Some basic questions toward that end:

- How vast or limited a period should this cover? Until the next minor
  Emacs release, perhaps? Or maybe just the end of the calendar year?

- How exacting should we be in budgeting time intervals, and what's a
  reasonable base unit? (A week?) Should we even bother penciling in
  date ranges, or would it be enough to just assign costs as loose
  durations (along with a priority)[2]?

- How do we prioritize initiatives? First come, first serve? Or should
  there be some kind of karma system in effect[3]? Or something less
  formal but still authoritative, like a visible summary of who's been
  filing (and reviewing/triaging) what?

Thanks,
J.P.


[1] Initially, I was thinking about a SaaS tool for scheduling. But even
    the standalone, minimalist ones I looked at tended to lean heavily
    on big forge/tracker integrations. And since we're debbugs- and
    email-based, I don't think we'd reap much benefit from such a thing.
    And all that agile jargon would likely just get in the way. I also
    considered using EmacsWiki or even just a few org-mode (or plain
    text) files hosted somewhere. But since we'd probably want the
    changes echoed to the list anyway, it kind of seemed redundant.

[2] Going with relative costs without some base time unit, while perhaps
    helpful, feels a little too much like punting. I'd rather be bold
    and wrong here, all things being equal.

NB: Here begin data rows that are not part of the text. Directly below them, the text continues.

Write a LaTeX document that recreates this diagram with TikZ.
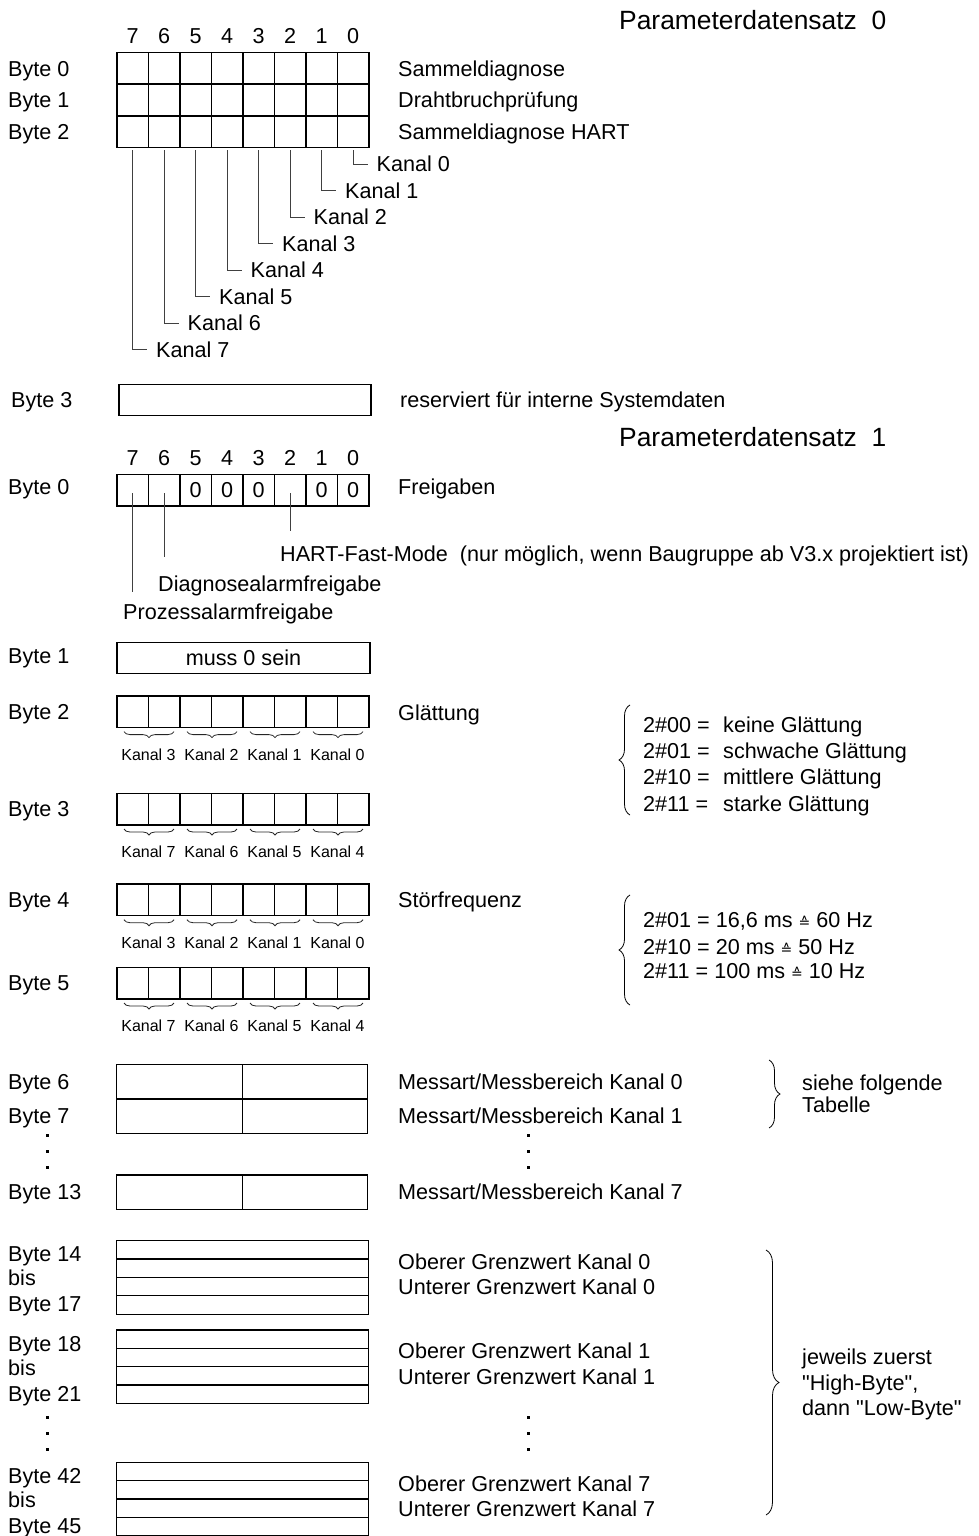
\documentclass[tikz,border=0pt]{standalone}
\usepackage{fontspec}
\setmainfont{Liberation Sans}[Ligatures=TeXOff]
\newfontfamily\symfont{DejaVu Sans}
\usetikzlibrary{positioning, calc, decorations.pathreplacing}

\newcommand{\entspricht}{{\symfont\fontsize{14}{16}\selectfont\char"2259}}

\begin{document}
\begin{tikzpicture}[x=1pt, y=-1pt,
    txt/.style={anchor=west, inner sep=0pt, font=\fontsize{21.6}{26}\selectfont, text height=15.5pt, text depth=0pt},
    small/.style={inner sep=0pt, font=\fontsize{16}{19}\selectfont, text height=11.5pt, text depth=0pt},
    title/.style={anchor=west, inner sep=0pt, font=\fontsize{26.4}{31}\selectfont, text height=19pt, text depth=0pt},
    bitbox/.style={draw, line width=1.5pt, minimum width=31.5pt, minimum height=31.6pt, inner sep=0pt, outer sep=0pt, font=\fontsize{21.6}{26}\selectfont, text height=15.5pt, text depth=0pt},
    bar/.style={draw, line width=1.3pt, minimum width=252pt, minimum height=31.4pt, inner sep=0pt, outer sep=0pt, anchor=north west},
    half/.style={draw, line width=1.3pt, minimum width=125.5pt, minimum height=34.6pt, inner sep=0pt, outer sep=0pt},
    word/.style={draw, line width=1.2pt, minimum width=252pt, minimum height=18.35pt, inner sep=0pt, outer sep=0pt, anchor=north west},
    lead/.style={line width=1pt, black!75},
    dot/.style={fill, minimum size=3pt, inner sep=0pt},
    ubrace/.style={decorate, decoration={brace, amplitude=6pt}, line width=0.8pt, black!85},
    bigbrace/.style={decorate, decoration={brace, amplitude=11pt}, line width=0.8pt}
]
\useasboundingbox (0,0) rectangle (978,1536);

% Parameterdatensatz 0
\node[title] (ps0) at (619,20) {Parameterdatensatz~~0};
\foreach \b in {0,...,7}
  \node[txt, anchor=center] (h\b) at ({132.75+31.5*(7-\b)},36) {\b};
\foreach \r/\yy in {0/68.5,1/100,2/131.5}
  \foreach \b in {0,...,7}
    \node[bitbox] (ab\r\b) at ({132.75+31.5*(7-\b)},\yy) {};
\node[txt] (by0) at (8,68.5) {Byte 0};
\node[txt] (by1) at (8,100) {Byte 1};
\node[txt] (by2) at (8,131.5) {Byte 2};
\node[txt] (sd) at (398,68.5) {Sammeldiagnose};
\node[txt] (dp) at (398,100) {Drahtbruchprüfung};
\node[txt] (sh) at (398,131.5) {Sammeldiagnose HART};
\foreach \b in {0,...,7}{
  \node[txt] (k\b) at ({156+31.5*(7-\b)},{164+26.5*\b}) {Kanal \b};
  \draw[lead] ([yshift=-3pt]ab2\b.south) |- ([xshift=-9pt]k\b.west);
}
\node[txt] (by3) at (11,400) {Byte 3};
\node[bar] (res) at (119,384.3) {};
\node[txt] (rs) at (400,400) {reserviert für interne Systemdaten};

% Parameterdatensatz 1
\node[title] (ps1) at (619,437) {Parameterdatensatz~~1};
\foreach \b in {0,...,7}
  \node[txt, anchor=center] (hp\b) at ({132.75+31.5*(7-\b)},458) {\b};
\foreach \b/\v in {7/,6/,5/0,4/0,3/0,2/,1/0,0/0}
  \node[bitbox] (c\b) at ({132.75+31.5*(7-\b)},490.2) {\v};
\node[txt] (by10) at (8,487) {Byte 0};
\node[txt] (fg) at (398,487) {Freigaben};
\node[txt] (hfm) at (280,553.3) {HART-Fast-Mode~~(nur möglich, wenn Baugruppe ab V3.x projektiert ist)};
\node[txt] (dfg) at (158,584) {Diagnosealarmfreigabe};
\node[txt] (pfg) at (123,612) {Prozessalarmfreigabe};
\draw[lead] ([yshift=-3pt]c7.center) -- ($(c7.center |- pfg.north)+(0,-12)$);
\draw[lead] ([yshift=-3pt]c6.center) -- ($(c6.center |- dfg.north)+(0,-19)$);
\draw[lead] ([yshift=-3pt]c2.center) -- ($(c2.center |- hfm.north)+(0,-14)$);

\node[txt] (by11) at (8,656) {Byte 1};
\node[bar, minimum height=31pt, minimum width=253pt, font=\fontsize{21.6}{26}\selectfont, text height=15.5pt, text depth=0pt] (mz) at (117,642.3) {muss 0 sein};

% Byte 2 bis 5
\foreach \n/\yc/\base in {2/711.8/3, 3/809.2/7, 4/899.9/3, 5/983.2/7}{
  \node[txt] (bb\n) at (8,\yc) {Byte \n};
  \foreach \b in {0,...,7}
    \node[bitbox] (gb\n\b) at ({132.75+31.5*(7-\b)},\yc) {};
  \foreach \p in {0,...,3}{
    \pgfmathtruncatemacro\lb{7-2*\p}
    \pgfmathtruncatemacro\rb{6-2*\p}
    \pgfmathtruncatemacro\k{\base-\p}
    \draw[ubrace] ([xshift=-6pt,yshift=-4pt]gb\n\rb.south east) -- ([xshift=7pt,yshift=-4pt]gb\n\lb.south west);
    \node[small] (kn\n\p) at ({148.5+63*\p},{\yc+42.5}) {Kanal \k};
  }
}
\node[txt] (gl) at (398,713) {Glättung};
\draw[bigbrace] (630,815) -- (630,705);
\foreach \c/\w [count=\i from 0] in {00/keine,01/schwache,10/mittlere,11/starke}{
  \node[txt] (gv\i) at (643,{725+26.1*\i}) {2\#\c\ =};
  \node[txt] (gw\i) at (723,{725+26.1*\i}) {\w\ Glättung};
}
\node[txt] (sf) at (398,900) {Störfrequenz};
\draw[bigbrace] (630,1005) -- (630,895);
\node[txt] (sf1) at (643,920) {2\#01 = 16,6 ms \entspricht\ 60 Hz};
\node[txt] (sf2) at (643,946.5) {2\#10 = 20 ms \entspricht\ 50 Hz};
\node[txt] (sf3) at (643,971) {2\#11 = 100 ms \entspricht\ 10 Hz};

% Messart / Messbereich
\foreach \n/\yc/\k in {6/1081.5/0, 7/1116.2/1, 13/1192.2/7}{
  \node[half] (ml\n) at (179.5,\yc) {};
  \node[half] (mr\n) at (305,\yc) {};
  \node[txt] (bm\n) at (8,\yc) {Byte \n};
  \node[txt] (ma\n) at (398,\yc) {Messart/Messbereich Kanal \k};
}
\foreach \i/\yy in {1/1135, 2/1151.5, 3/1167.5}{
  \node[dot] (dl\i) at (47.3,\yy) {};
  \node[dot] (dr\i) at (528,\yy) {};
}
\draw[bigbrace] (769,1060) -- (769,1128);
\node[txt] (st1) at (802,1082.3) {siehe folgende};
\node[txt] (st2) at (802,1105) {Tabelle};

% Grenzwerte
\foreach \a/\e/\top/\k in {14/17/1240.7/0, 18/21/1330/1, 42/45/1462.3/7}{
  \foreach \j in {0,...,3}
    \node[word] (w\a\j) at (116.7,{\top+18.35*\j}) {};
  \node[txt] (ba\a) at (8,{\top+13.3}) {Byte \a};
  \node[txt] (bis\a) at (8,{\top+37.3}) {bis};
  \node[txt] (be\a) at (8,{\top+63.4}) {Byte \e};
  \node[txt] (og\a) at (398,{\top+21.1}) {Oberer Grenzwert Kanal \k};
  \node[txt] (ug\a) at (398,{\top+46.4}) {Unterer Grenzwert Kanal \k};
}
\foreach \i/\yy in {1/1417.3, 2/1433.3, 3/1449}{
  \node[dot] (el\i) at (47.3,\yy) {};
  \node[dot] (er\i) at (528,\yy) {};
}
\draw[bigbrace, decoration={amplitude=13pt}] (766,1250) -- (766,1515);
\node[txt] (hl1) at (802,1357) {jeweils zuerst};
\node[txt] (hl2) at (802,1383) {"High-Byte",};
\node[txt] (hl3) at (802,1408) {dann "Low-Byte"};
\end{tikzpicture}
\end{document}
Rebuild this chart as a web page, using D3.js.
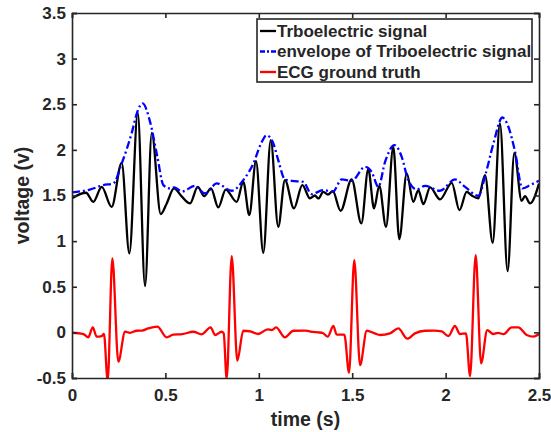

[3] Meaning the sort where you accumulate "capital" fixing bugs and
    reviewing patches, and then "spend" it down the line on a pet
    feature. The point would be to welcome newer or more reserved voices
    by providing a concrete counterweight to the usual "law of the
    jungle" approach of favoring louder contributors and +1s. IMO, this
    sort of gamification works for large orgs but may risk harming
    morale by imposing a stilted paradigm in the case of smaller teams.